Looking it up online, though it’s 110 years old it is actually not a very valuable book, so I guess he knew his business. I got it for about a tenth of its value. But it’s a beautiful specimen of the bygone days of book manufacture, so I’ve happily added it to my collection of quaint and curious volumes of forgotten lore. It has a lot of stories about castles and ruins and golf, in somewhat purple prose.

Well read

This book does not have any unopened pages, indicating that its original owner or some combination of its subsequent ones found every page to be worth reading. However, I do have a few other books that retain some unopened pages. Below we see a 1921 copy of The Poems of William Blake, with a few unopened pages still remaining in the Appendix. The publisher trimmed this book at the top, but left the right edge untrimmed.

Sometimes, as we see below, a close examination of a book of this type shows that the facing pages have matching tear marks, reinforcing the fact that they were separated with a paper knife or letter opener in order to be opened and read.

In practice, not all of the pages of these books would need to be cut, because not all the edges would have a fold. Typically the folds would occur in pairs, separated by several free pages — but it really depended on the format of the book, determined by the layout of the large sheets that were composed and printed — for example, quarto or octavo. Most commonly, we encounter the octavo format, which presented the reader a repeating sequence of two folds (freeing two leaves each, when cut), followed by four leaves that were already free and did not need to be cut.


Whenever I pass by a selection of cheap or free books, I always look for better and better examples of this lost aspect of book reading, which for the most part has slipped entirely from our collective societal memory.

I sincerely wish that some creative publisher would resurrect this practice, so I could experience for myself the need to free the pages from each other as I read. Rather than an annoyance, I think it would be somehow satisfying. I imagine it would be a pleasant way of reinforcing, in a tactile way, my progress through the book, and mostly eliminate the need for a bookmark, at least on the first read. And it would certainly prevent me to some extent from skipping ahead to the ending. In a way, this manual opening of pages is much like a web browser’s practice of coloring a hypertext link in a different color to show that we’ve visited it before. Once again, we see there’s nothing new under the sun.

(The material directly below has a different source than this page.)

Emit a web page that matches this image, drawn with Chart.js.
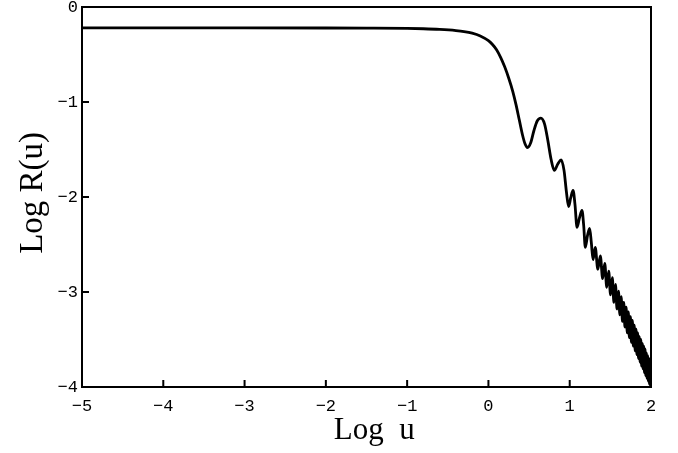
<!DOCTYPE html>
<html lang="en">
<head>
    <meta charset="UTF-8">
    <title>Log R(u) vs Log u</title>
    <script src="https://cdn.jsdelivr.net/npm/chart.js"></script>
    <style>
        html, body { margin: 0; padding: 0; background: #fff; }
        #wrap { width: 678px; height: 453px; }
    </style>
</head>
<body>
    <div id="wrap"><canvas id="rChart" width="678" height="453"></canvas></div>

    <script>
        // values (log10 u, log10 R)
        const logU = [
            -5, -3, -2, -1.5, -1, -0.8, -0.6, -0.4, -0.3, -0.2, -0.1, 0, 0.05, 0.1, 0.15, 0.2, 0.25, 0.3,
            0.34, 0.38, 0.42, 0.45, 0.48, 0.52, 0.56, 0.60, 0.645, 0.69, 0.73, 0.77, 0.81, 0.855, 0.895,
            0.93, 0.96, 0.986, 1.012, 1.041, 1.065, 1.090, 1.12, 1.151, 1.172, 1.192, 1.22, 1.245, 1.266,
            1.287, 1.314, 1.346, 1.377, 1.405, 1.431, 1.456, 1.480, 1.502, 1.524, 1.544, 1.563, 1.582,
            1.600, 1.617, 1.633, 1.649, 1.665, 1.679, 1.694, 1.708, 1.721, 1.734, 1.747, 1.759, 1.771,
            1.782, 1.794, 1.805, 1.816, 1.826, 1.836, 1.846, 1.856, 1.866, 1.875, 1.884, 1.893, 1.902,
            1.911, 1.919, 1.927, 1.935, 1.943, 1.951, 1.959, 1.967, 1.974, 1.981, 1.989, 1.996
        ];
        const logR = [
            -0.22, -0.22, -0.221, -0.222, -0.225, -0.229, -0.236, -0.248, -0.258, -0.275, -0.305, -0.355, -0.395, -0.45, -0.53, -0.63, -0.75, -0.89,
            -1.03, -1.19, -1.35, -1.44, -1.48, -1.43, -1.30, -1.20, -1.17, -1.23, -1.40, -1.60, -1.72, -1.65, -1.61,
            -1.72, -1.95, -2.10, -2.01, -1.93, -2.08, -2.32, -2.22, -2.14, -2.30, -2.53, -2.40, -2.33, -2.48,
            -2.66, -2.53, -2.76, -2.62, -2.86, -2.70, -2.95, -2.78, -3.03, -2.85, -3.11, -2.92, -3.18,
            -2.99, -3.24, -3.05, -3.31, -3.11, -3.37, -3.16, -3.43, -3.21, -3.48, -3.26, -3.53, -3.30,
            -3.57, -3.35, -3.62, -3.39, -3.66, -3.43, -3.70, -3.47, -3.74, -3.50, -3.78, -3.54, -3.81,
            -3.57, -3.85, -3.60, -3.88, -3.64, -3.91, -3.67, -3.94, -3.70, -3.97, -3.73, -4.0
        ];
        const xTicks = [-5, -4, -3, -2, -1, 0, 1, 2];
        const yTicks = [-4, -3, -2, -1, 0];

        const points = logU.map((u, i) => ({ x: u, y: logR[i] }));
        const minus = v => String(v).replace('-', '\u2212');

        // box round the plot and short ticks pointing inward
        const framePlugin = {
            id: 'frame',
            afterDatasetsDraw(chart) {
                const { ctx, chartArea: a, scales: { x, y } } = chart;
                ctx.save();
                ctx.strokeStyle = '#000';
                ctx.lineWidth = 2;
                ctx.strokeRect(a.left, a.top, a.width, a.height);
                ctx.beginPath();
                xTicks.slice(1, -1).forEach(v => {
                    const px = x.getPixelForValue(v);
                    ctx.moveTo(px, a.bottom);
                    ctx.lineTo(px, a.bottom - 7);
                });
                yTicks.slice(1, -1).forEach(v => {
                    const py = y.getPixelForValue(v);
                    ctx.moveTo(a.left, py);
                    ctx.lineTo(a.left + 7, py);
                });
                ctx.stroke();
                ctx.restore();
            }
        };

        const tickFont = { family: 'Liberation Mono', size: 17 };

        new Chart(document.getElementById('rChart'), {
            type: 'scatter',
            data: {
                datasets: [{
                    data: points,
                    showLine: true,
                    borderColor: '#000',
                    borderWidth: 2.8,
                    pointRadius: 0,
                    cubicInterpolationMode: 'monotone'
                }]
            },
            options: {
                responsive: false,
                animation: false,
                layout: { padding: { top: 7, right: 27, left: 0, bottom: 0 } },
                plugins: { legend: { display: false }, tooltip: { enabled: false } },
                scales: {
                    x: {
                        type: 'linear',
                        min: -5,
                        max: 2,
                        afterFit: s => { s.height = 66; s.paddingLeft = 0; s.paddingRight = 0; },
                        afterBuildTicks: s => { s.ticks = xTicks.map(v => ({ value: v })); },
                        grid: { display: false },
                        border: { display: false },
                        ticks: { color: '#000', font: tickFont, padding: 1, maxRotation: 0, callback: minus },
                        title: { display: true, text: '\u00a0\u00a0Log  u', color: '#000', font: { family: 'Liberation Serif', size: 31 }, padding: { top: 0, bottom: 4 } }
                    },
                    y: {
                        type: 'linear',
                        min: -4,
                        max: 0,
                        afterFit: s => { s.width = 82; s.paddingTop = 0; s.paddingBottom = 0; },
                        afterBuildTicks: s => { s.ticks = yTicks.map(v => ({ value: v })); },
                        grid: { display: false, tickLength: 4 },
                        border: { display: false },
                        ticks: { color: '#000', font: tickFont, padding: 0, callback: minus },
                        title: { display: true, text: '\u00a0Log R(u)', color: '#000', font: { family: 'Liberation Serif', size: 33 }, padding: { top: 14, bottom: 0 } }
                    }
                }
            },
            plugins: [framePlugin]
        });
    </script>
</body>
</html>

In The Great Gatsby, a book which was published at the tail end of the era of the uncut page, a character tells of Gatsby’s extensive library of books, which on examination he finds consists entirely of real books — with unopened pages.

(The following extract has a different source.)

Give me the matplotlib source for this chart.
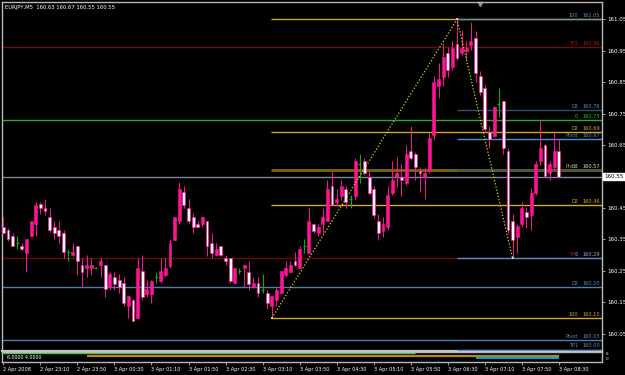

“See!” he cried triumphantly. “It’s a bona-fide piece of printed matter. It fooled me. This fella’s a regular Belasco. It’s a triumph. What thoroughness! What realism! Knew when to stop, too — didn’t cut the pages. But what do you want? What do you expect?”

– F. Scott Fitzgerald, “The Great Gatsby”

The contemporary reader would have known that this meant that these books had never been read, and were only for show — but, as nothing better was expected of him, Gatsby got it right. Thus, it is something of a dream of mine to find a vintage copy of The Great Gatsby that was bound in this way, and still has at least a few uncut pages.